→ **Problem details**: Write out the material exactly, leaving every picture behind.

▬▬▬▬▬▬

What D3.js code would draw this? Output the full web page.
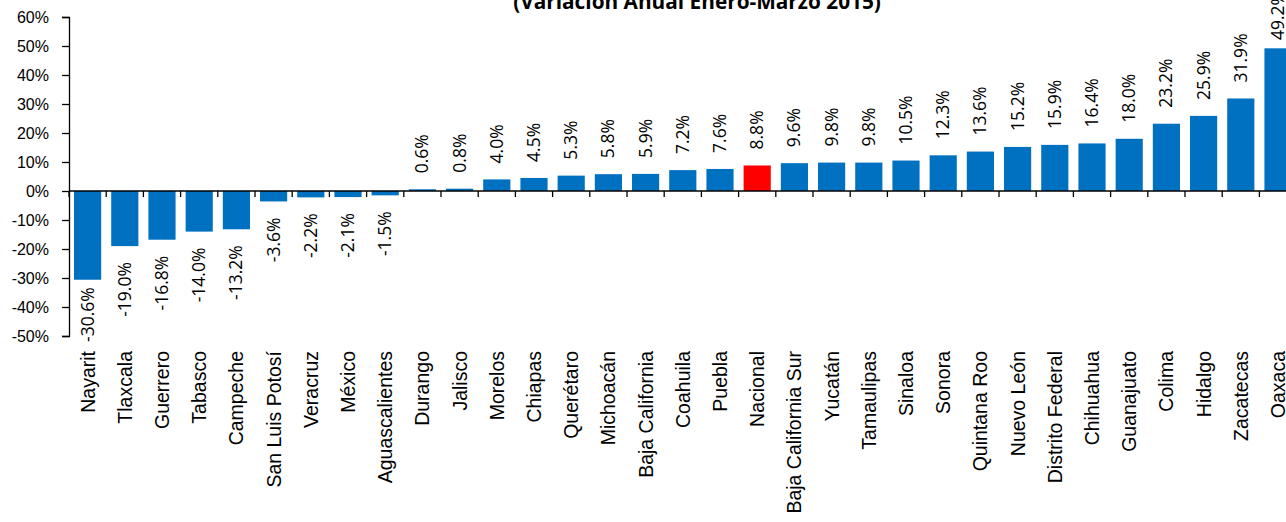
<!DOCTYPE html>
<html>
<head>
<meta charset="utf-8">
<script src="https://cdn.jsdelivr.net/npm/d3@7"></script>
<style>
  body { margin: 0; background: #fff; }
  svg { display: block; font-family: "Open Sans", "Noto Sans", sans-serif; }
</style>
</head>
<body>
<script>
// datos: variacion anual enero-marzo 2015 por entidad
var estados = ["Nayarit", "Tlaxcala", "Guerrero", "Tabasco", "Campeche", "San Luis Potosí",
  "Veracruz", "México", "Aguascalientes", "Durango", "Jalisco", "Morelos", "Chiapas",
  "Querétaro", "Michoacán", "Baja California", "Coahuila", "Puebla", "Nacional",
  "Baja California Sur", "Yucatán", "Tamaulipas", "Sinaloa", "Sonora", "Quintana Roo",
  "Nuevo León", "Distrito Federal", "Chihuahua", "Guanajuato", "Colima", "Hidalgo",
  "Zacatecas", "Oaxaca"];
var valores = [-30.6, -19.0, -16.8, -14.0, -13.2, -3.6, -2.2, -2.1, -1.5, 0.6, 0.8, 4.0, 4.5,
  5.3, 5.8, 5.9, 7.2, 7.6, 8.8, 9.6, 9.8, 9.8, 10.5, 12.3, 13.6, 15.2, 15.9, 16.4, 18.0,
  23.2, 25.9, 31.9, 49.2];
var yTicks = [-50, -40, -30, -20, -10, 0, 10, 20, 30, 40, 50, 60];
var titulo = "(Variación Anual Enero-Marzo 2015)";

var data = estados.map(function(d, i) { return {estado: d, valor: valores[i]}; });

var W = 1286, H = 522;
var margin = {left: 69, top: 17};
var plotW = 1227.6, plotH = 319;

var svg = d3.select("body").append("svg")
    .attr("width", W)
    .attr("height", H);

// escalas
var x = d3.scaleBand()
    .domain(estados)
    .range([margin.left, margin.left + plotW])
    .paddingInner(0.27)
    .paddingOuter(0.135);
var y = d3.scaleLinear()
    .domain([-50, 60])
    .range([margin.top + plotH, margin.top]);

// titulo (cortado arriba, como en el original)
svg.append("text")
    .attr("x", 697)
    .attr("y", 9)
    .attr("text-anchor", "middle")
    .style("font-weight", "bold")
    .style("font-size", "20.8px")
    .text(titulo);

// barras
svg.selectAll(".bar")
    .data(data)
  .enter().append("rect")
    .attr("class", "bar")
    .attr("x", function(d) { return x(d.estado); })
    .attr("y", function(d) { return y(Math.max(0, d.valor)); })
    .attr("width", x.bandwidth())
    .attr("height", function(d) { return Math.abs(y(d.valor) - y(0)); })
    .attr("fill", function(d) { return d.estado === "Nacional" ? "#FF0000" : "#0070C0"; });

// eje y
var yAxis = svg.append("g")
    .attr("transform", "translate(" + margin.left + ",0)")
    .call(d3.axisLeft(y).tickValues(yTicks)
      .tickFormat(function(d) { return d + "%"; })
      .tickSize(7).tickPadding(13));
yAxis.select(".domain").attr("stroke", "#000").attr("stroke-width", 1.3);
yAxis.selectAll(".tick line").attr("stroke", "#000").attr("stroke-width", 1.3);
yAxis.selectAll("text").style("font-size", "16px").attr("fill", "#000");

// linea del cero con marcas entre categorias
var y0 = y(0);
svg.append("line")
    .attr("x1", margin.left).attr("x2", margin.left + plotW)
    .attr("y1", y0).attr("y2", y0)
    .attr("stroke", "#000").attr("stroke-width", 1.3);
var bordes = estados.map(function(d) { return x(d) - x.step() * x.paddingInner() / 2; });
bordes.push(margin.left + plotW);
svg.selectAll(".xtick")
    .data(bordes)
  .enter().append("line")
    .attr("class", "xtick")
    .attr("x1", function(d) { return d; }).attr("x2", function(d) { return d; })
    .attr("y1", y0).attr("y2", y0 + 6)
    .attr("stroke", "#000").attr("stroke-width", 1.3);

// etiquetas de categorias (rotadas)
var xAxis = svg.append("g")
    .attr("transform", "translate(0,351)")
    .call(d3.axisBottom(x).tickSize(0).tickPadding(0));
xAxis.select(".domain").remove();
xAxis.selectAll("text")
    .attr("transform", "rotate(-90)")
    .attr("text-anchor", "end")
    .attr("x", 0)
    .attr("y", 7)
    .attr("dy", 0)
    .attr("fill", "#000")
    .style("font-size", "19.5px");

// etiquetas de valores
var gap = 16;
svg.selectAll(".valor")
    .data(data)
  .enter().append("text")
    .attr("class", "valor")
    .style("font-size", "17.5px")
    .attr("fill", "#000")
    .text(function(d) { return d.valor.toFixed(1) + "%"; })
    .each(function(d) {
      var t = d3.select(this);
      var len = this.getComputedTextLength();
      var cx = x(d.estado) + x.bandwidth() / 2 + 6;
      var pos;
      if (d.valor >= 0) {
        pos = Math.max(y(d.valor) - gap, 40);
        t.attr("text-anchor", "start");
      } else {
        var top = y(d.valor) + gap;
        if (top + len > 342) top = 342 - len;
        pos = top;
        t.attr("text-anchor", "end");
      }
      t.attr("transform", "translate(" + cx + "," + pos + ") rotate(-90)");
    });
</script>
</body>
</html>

▬▬▬▬▬▬

→ **Answer**:
What D3.js code would draw this? Output the full web page.
<!DOCTYPE html>
<html>
<head>
<meta charset="utf-8">
<script src="https://cdn.jsdelivr.net/npm/d3@7"></script>
<style>
  body { margin: 0; background: #fff; }
  svg { display: block; font-family: "Open Sans", "Noto Sans", sans-serif; }
</style>
</head>
<body>
<script>
// datos: variacion anual enero-marzo 2015 por entidad
var estados = ["Nayarit", "Tlaxcala", "Guerrero", "Tabasco", "Campeche", "San Luis Potosí",
  "Veracruz", "México", "Aguascalientes", "Durango", "Jalisco", "Morelos", "Chiapas",
  "Querétaro", "Michoacán", "Baja California", "Coahuila", "Puebla", "Nacional",
  "Baja California Sur", "Yucatán", "Tamaulipas", "Sinaloa", "Sonora", "Quintana Roo",
  "Nuevo León", "Distrito Federal", "Chihuahua", "Guanajuato", "Colima", "Hidalgo",
  "Zacatecas", "Oaxaca"];
var valores = [-30.6, -19.0, -16.8, -14.0, -13.2, -3.6, -2.2, -2.1, -1.5, 0.6, 0.8, 4.0, 4.5,
  5.3, 5.8, 5.9, 7.2, 7.6, 8.8, 9.6, 9.8, 9.8, 10.5, 12.3, 13.6, 15.2, 15.9, 16.4, 18.0,
  23.2, 25.9, 31.9, 49.2];
var yTicks = [-50, -40, -30, -20, -10, 0, 10, 20, 30, 40, 50, 60];
var titulo = "(Variación Anual Enero-Marzo 2015)";

var data = estados.map(function(d, i) { return {estado: d, valor: valores[i]}; });

var W = 1286, H = 522;
var margin = {left: 69, top: 17};
var plotW = 1227.6, plotH = 319;

var svg = d3.select("body").append("svg")
    .attr("width", W)
    .attr("height", H);

// escalas
var x = d3.scaleBand()
    .domain(estados)
    .range([margin.left, margin.left + plotW])
    .paddingInner(0.27)
    .paddingOuter(0.135);
var y = d3.scaleLinear()
    .domain([-50, 60])
    .range([margin.top + plotH, margin.top]);

// titulo (cortado arriba, como en el original)
svg.append("text")
    .attr("x", 697)
    .attr("y", 9)
    .attr("text-anchor", "middle")
    .style("font-weight", "bold")
    .style("font-size", "20.8px")
    .text(titulo);

// barras
svg.selectAll(".bar")
    .data(data)
  .enter().append("rect")
    .attr("class", "bar")
    .attr("x", function(d) { return x(d.estado); })
    .attr("y", function(d) { return y(Math.max(0, d.valor)); })
    .attr("width", x.bandwidth())
    .attr("height", function(d) { return Math.abs(y(d.valor) - y(0)); })
    .attr("fill", function(d) { return d.estado === "Nacional" ? "#FF0000" : "#0070C0"; });

// eje y
var yAxis = svg.append("g")
    .attr("transform", "translate(" + margin.left + ",0)")
    .call(d3.axisLeft(y).tickValues(yTicks)
      .tickFormat(function(d) { return d + "%"; })
      .tickSize(7).tickPadding(13));
yAxis.select(".domain").attr("stroke", "#000").attr("stroke-width", 1.3);
yAxis.selectAll(".tick line").attr("stroke", "#000").attr("stroke-width", 1.3);
yAxis.selectAll("text").style("font-size", "16px").attr("fill", "#000");

// linea del cero con marcas entre categorias
var y0 = y(0);
svg.append("line")
    .attr("x1", margin.left).attr("x2", margin.left + plotW)
    .attr("y1", y0).attr("y2", y0)
    .attr("stroke", "#000").attr("stroke-width", 1.3);
var bordes = estados.map(function(d) { return x(d) - x.step() * x.paddingInner() / 2; });
bordes.push(margin.left + plotW);
svg.selectAll(".xtick")
    .data(bordes)
  .enter().append("line")
    .attr("class", "xtick")
    .attr("x1", function(d) { return d; }).attr("x2", function(d) { return d; })
    .attr("y1", y0).attr("y2", y0 + 6)
    .attr("stroke", "#000").attr("stroke-width", 1.3);

// etiquetas de categorias (rotadas)
var xAxis = svg.append("g")
    .attr("transform", "translate(0,351)")
    .call(d3.axisBottom(x).tickSize(0).tickPadding(0));
xAxis.select(".domain").remove();
xAxis.selectAll("text")
    .attr("transform", "rotate(-90)")
    .attr("text-anchor", "end")
    .attr("x", 0)
    .attr("y", 7)
    .attr("dy", 0)
    .attr("fill", "#000")
    .style("font-size", "19.5px");

// etiquetas de valores
var gap = 16;
svg.selectAll(".valor")
    .data(data)
  .enter().append("text")
    .attr("class", "valor")
    .style("font-size", "17.5px")
    .attr("fill", "#000")
    .text(function(d) { return d.valor.toFixed(1) + "%"; })
    .each(function(d) {
      var t = d3.select(this);
      var len = this.getComputedTextLength();
      var cx = x(d.estado) + x.bandwidth() / 2 + 6;
      var pos;
      if (d.valor >= 0) {
        pos = Math.max(y(d.valor) - gap, 40);
        t.attr("text-anchor", "start");
      } else {
        var top = y(d.valor) + gap;
        if (top + len > 342) top = 342 - len;
        pos = top;
        t.attr("text-anchor", "end");
      }
      t.attr("transform", "translate(" + cx + "," + pos + ") rotate(-90)");
    });
</script>
</body>
</html>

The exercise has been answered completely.